Award Recipients
Capt. Knud Hansen & S/V Danmark
Award Year: 2000
Walter Cronkite Award for Excellence in Maritime Education
The Walter Cronkite Award for Excellence in Maritime Education, established in 1995, is presented in recognition of outstanding educational programs that foster greater awareness of our maritime heritage. The award is named after broadcaster Walter Cronkite, who served as chair of the Maritime Education Initiative and overseer for the Society for decades.
Danmark is a steel-hulled, three-masted and full-rigged ship, built as a training ship and launched in 1932 at the Nakskov Shipyard in Denmark.

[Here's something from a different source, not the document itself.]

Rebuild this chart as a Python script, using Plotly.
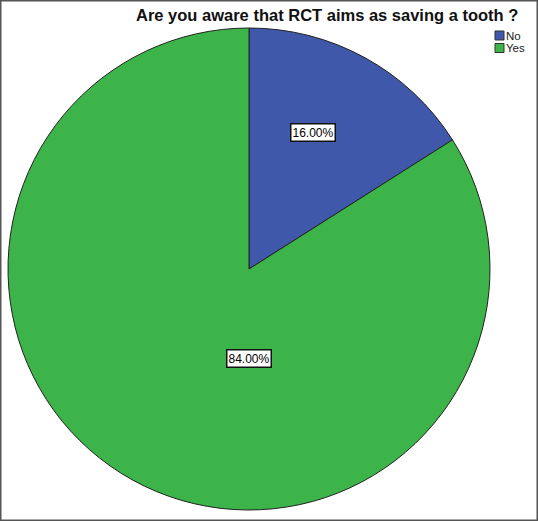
import math
import plotly.graph_objects as go

labels = ["No", "Yes"]
values = [16.0, 84.0]
colors = ["#3f58aa", "#3cb44a"]
title_text = "Are you aware that RCT aims as saving a tooth ?"

W, H = 538, 521
# pie box in pixels
px0, px1 = 8, 490
py0, py1 = 28, 510
cx, cy = (px0 + px1) / 2, (py0 + py1) / 2
R = (px1 - px0) / 2

FONT = "Arial, Liberation Sans, sans-serif"

fig = go.Figure()
fig.add_trace(go.Pie(
    labels=labels, values=values, sort=False, direction="clockwise", rotation=0,
    marker=dict(colors=colors, line=dict(color="#222222", width=1)),
    textinfo="none", hoverinfo="label+percent", showlegend=False,
    domain=dict(x=[px0 / W, px1 / W], y=[1 - py1 / H, 1 - py0 / H]),
))

# boxed percentage labels, placed near each slice's mid angle
label_frac = [0.627, 0.37]
label_shift = [-3.8, -28.8]  # degrees, SPSS-style placement
total = sum(values)
start = 0
for i, v in enumerate(values):
    mid = start + v / total * 360 / 2 + label_shift[i]
    start += v / total * 360
    a = math.radians(mid)
    x = cx + label_frac[i] * R * math.sin(a)
    y = cy - label_frac[i] * R * math.cos(a)
    fig.add_annotation(
        x=x / W, y=1 - y / H, xref="paper", yref="paper",
        xanchor="center", yanchor="middle",
        text="%.2f%%" % (v / total * 100), showarrow=False,
        font=dict(family=FONT, size=12, color="black"),
        bgcolor="white", bordercolor="#111111", borderwidth=1.5, borderpad=1,
    )

# title
fig.add_annotation(
    x=520 / W, y=1 - 15 / H, xref="paper", yref="paper", xanchor="right", yanchor="middle",
    text="<b>%s</b>" % title_text, showarrow=False,
    font=dict(family=FONT, size=16.5, color="#111111"),
)

# compact SPSS-like legend
lx, ly, step = 495, 31, 12.5
for i, name in enumerate(labels):
    y0 = ly + i * step
    fig.add_shape(type="rect", xref="paper", yref="paper",
                  x0=lx / W, x1=(lx + 9) / W, y0=1 - y0 / H, y1=1 - (y0 + 9) / H,
                  fillcolor=colors[i], line=dict(color="#333333", width=1))
    fig.add_annotation(x=(lx + 10) / W, y=1 - (y0 + 4.5) / H, xref="paper", yref="paper",
                       xanchor="left", yanchor="middle", text=name, showarrow=False,
                       borderpad=0,
                       font=dict(family=FONT, size=11.5, color="#222222"))

# outer frame
fig.add_shape(type="rect", xref="paper", yref="paper", x0=0, y0=0, x1=1, y1=1,
              line=dict(color="#555555", width=3))

fig.update_layout(
    width=W, height=H, margin=dict(l=0, r=0, t=0, b=0, autoexpand=False),
    paper_bgcolor="white", plot_bgcolor="white", showlegend=False,
)

fig.write_html("out.html", config={"displayModeBar": False},
               post_script="document.body.style.margin='0';")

The ship is registered in Denmark and is national property, and in recent years has mostly sailed in European waters, with the exception of special occasions when she crosses the Atlantic Ocean to visit the US, with which Danmark has special ties. From 1940 – 1945 during World War II, Danmark was temporarily assigned to the US and used as a training ship for naval cadets, a Danish gesture still remembered and appreciated in the US.
In 1939 she visited the United States to participate in the 1939 World’s Fair in New York City, but at the outbreak of hostilities in World War II, she was ordered to remain in US waters to avoid German capture. Danmark was then based in Jacksonville, Florida and maintained with the help of the Danish American community there.

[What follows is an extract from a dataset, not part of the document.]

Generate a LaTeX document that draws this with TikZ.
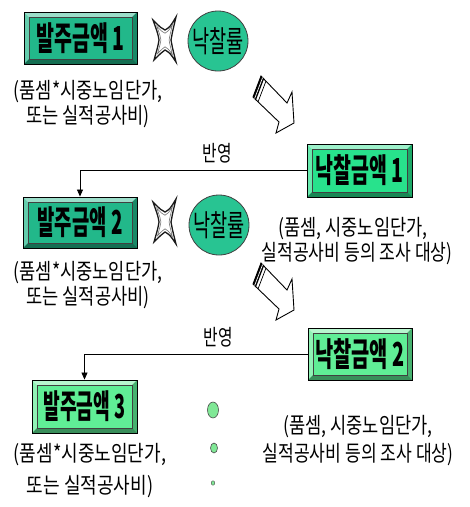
\documentclass[tikz,border=0pt]{standalone}
\usepackage{fontspec}
\setmainfont{Noto Sans CJK KR}
\usetikzlibrary{arrows.meta,shapes.geometric}
\definecolor{cA}{RGB}{34,184,138}
\definecolor{cB}{RGB}{40,226,140}
\definecolor{cL}{RGB}{96,238,150}
\definecolor{cC}{RGB}{40,196,146}
\definecolor{cD}{RGB}{128,232,150}
\newcommand\sx[3]{\scalebox{#1}[1]{\fontsize{#2}{#2}\selectfont #3}}
\tikzset{
  bevbox/.style={rectangle, draw=black, line width=0.9pt, inner sep=0pt,
    path picture={
      \fill[white,opacity=0.55] (path picture bounding box.north west) -- (path picture bounding box.north east) -- ([shift={(-5pt,-5pt)}]path picture bounding box.north east) -- ([shift={(5pt,-5pt)}]path picture bounding box.north west) -- cycle;
      \fill[white,opacity=0.3] (path picture bounding box.north west) -- ([shift={(5pt,-5pt)}]path picture bounding box.north west) -- ([shift={(5pt,5pt)}]path picture bounding box.south west) -- (path picture bounding box.south west) -- cycle;
      \fill[black,opacity=0.4] (path picture bounding box.south west) -- ([shift={(5pt,5pt)}]path picture bounding box.south west) -- ([shift={(-5pt,5pt)}]path picture bounding box.south east) -- (path picture bounding box.south east) -- cycle;
      \fill[black,opacity=0.25] (path picture bounding box.north east) -- ([shift={(-5pt,-5pt)}]path picture bounding box.north east) -- ([shift={(-5pt,5pt)}]path picture bounding box.south east) -- (path picture bounding box.south east) -- cycle;
      \draw[black!75,line width=0.6pt] ([shift={(5pt,-5pt)}]path picture bounding box.north west) rectangle ([shift={(-5pt,5pt)}]path picture bounding box.south east);
    }},
  rate/.style={circle, draw=black!75, line width=0.8pt, fill=cC, minimum size=60pt, inner sep=0pt},
  dot/.style={ellipse, draw=black!70, line width=0.6pt, fill=cD, inner sep=0pt},
  note/.style={inner sep=0pt},
  conn/.style={draw=black, line width=0.8pt, -{Triangle[length=7pt,width=6pt]}},
  hollow/.style={draw=black, line width=0.9pt, fill=white, line join=miter},
  starline/.style={draw=black!90, line width=1.3pt, line join=miter}
}
\newcommand\xstarpath{(-12,-20) .. controls (-4,-12) .. (0,-10) .. controls (5,-13) .. (11,-23) .. controls (7,-6) .. (6,0) .. controls (7,6) .. (11,22) .. controls (5,13) .. (0,10) .. controls (-4,13) .. (-11,20) .. controls (-7,6) .. (-6,0) .. controls (-7,-6) .. cycle}
\newcommand\lineA{(품셈*시중노임단가,}
\newcommand\lineB{또는 실적공사비)}
\newcommand\lineC{(품셈, 시중노임단가,}
\newcommand\lineD{실적공사비 등의 조사 대상)}
\begin{document}
\begin{tikzpicture}[x=1pt,y=-1pt]
\useasboundingbox[fill=white] (0,0) rectangle (470,507);

% boxes
\node[bevbox, fill=cA, minimum width=113pt, minimum height=52pt] (a1) at (80.5,38) {\sx{0.59}{33}{\bfseries 발주금액 1}};
\node[bevbox, fill=cA, minimum width=114pt, minimum height=51pt] (a2) at (80,222.5) {\sx{0.57}{33}{\bfseries 발주금액 2}};
\node[bevbox, fill=cL, minimum width=105pt, minimum height=53pt] (a3) at (84.5,406.5) {\sx{0.55}{33}{\bfseries 발주금액 3}};
\node[bevbox, fill=cB, minimum width=105pt, minimum height=53pt] (b1) at (359.5,170.5) {\sx{0.59}{33}{\bfseries 낙찰금액 1}};
\node[bevbox, fill=cL, minimum width=104pt, minimum height=52pt] (b2) at (360,354) {\sx{0.60}{33}{\bfseries 낙찰금액 2}};

% rate circles
\node[rate] (c1) at (218,41) {\sx{0.62}{30}{낙찰률}};
\node[rate] (c2) at (219,225) {\sx{0.62}{30}{낙찰률}};

% small dots
\node[dot, minimum width=11pt, minimum height=16pt] (d1) at (213,410) {};
\node[dot, minimum width=7pt, minimum height=10pt] (d2) at (214,448) {};
\node[dot, minimum width=3.5pt, minimum height=4.5pt, line width=0.4pt] (d3) at (213,483) {};

% notes
\node[note] (t1a) at (88,92) {\sx{0.80}{22}{\lineA}};
\node[note] (t1b) at (88,117) {\sx{0.80}{22}{\lineB}};
\node[note] (t2a) at (88,273) {\sx{0.80}{22}{\lineA}};
\node[note] (t2b) at (88,298) {\sx{0.80}{22}{\lineB}};
\node[note] (t3a) at (90,455) {\sx{0.82}{22}{\lineA}};
\node[note] (t3b) at (90,487) {\sx{0.82}{22}{\lineB}};
\node[note] (r1a) at (353,229) {\sx{0.80}{22}{\lineC}};
\node[note] (r1b) at (357,254) {\sx{0.78}{22}{\lineD}};
\node[note] (r2a) at (358,427) {\sx{0.80}{22}{\lineC}};
\node[note] (r2b) at (358,455) {\sx{0.78}{22}{\lineD}};

% reflect connectors
\draw[conn] (b1.west) -| (a2.north);
\node[inner sep=0pt] (l1) at (217,153) {\sx{0.72}{22}{반영}};
\draw[conn] (b2.west) -| (a3.north);
\node[inner sep=0pt] (l2) at (218,337) {\sx{0.72}{22}{반영}};

% multiplication stars
\begin{scope}[shift={(165,40)}]
  \path[starline] \xstarpath;
  \path[draw=black!55, line width=0.6pt, scale=0.68] \xstarpath;
\end{scope}
\begin{scope}[shift={(165,222)}]
  \path[starline] \xstarpath;
  \path[draw=black!55, line width=0.6pt, scale=0.68] \xstarpath;
\end{scope}

% hollow block arrows
\foreach \dy in {0,187}{
\begin{scope}[yshift=-\dy pt]
  \path[hollow] (261,76) -- (287,103) -- (292,92) -- (294,123) -- (276,133) -- (279,122) -- (253,97) -- cycle;
  \fill[black] (261,76) -- (264,79) -- (256,100) -- (253,97) -- cycle;
  \draw[white, line width=0.7pt] (262.6,77.6) -- (254.6,98.6);
  \draw[black, line width=0.7pt] (266,81) -- (258,102);
\end{scope}}
\end{tikzpicture}
\end{document}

After the attack on Pearl Harbor, Captain Knud L. Hansen offered the ship to the US government as a training vessel. This offer was accepted, and Danmark moved to New London, Connecticut to train United States Coast Guard Academy cadets. Approximately five thousand cadets were trained before the ship was returned to Denmark in 1945. Her designation in the US Coast Guard was USCGC Danmark (WIX-283). In recognition of her wartime service, Danmark was given the honor of leading the parade of ships at the 1964 World’s Fair in New York. Experience with Danmark led to the acquisition of USCGC Eagle from Germany at the end of the war as a training vessel.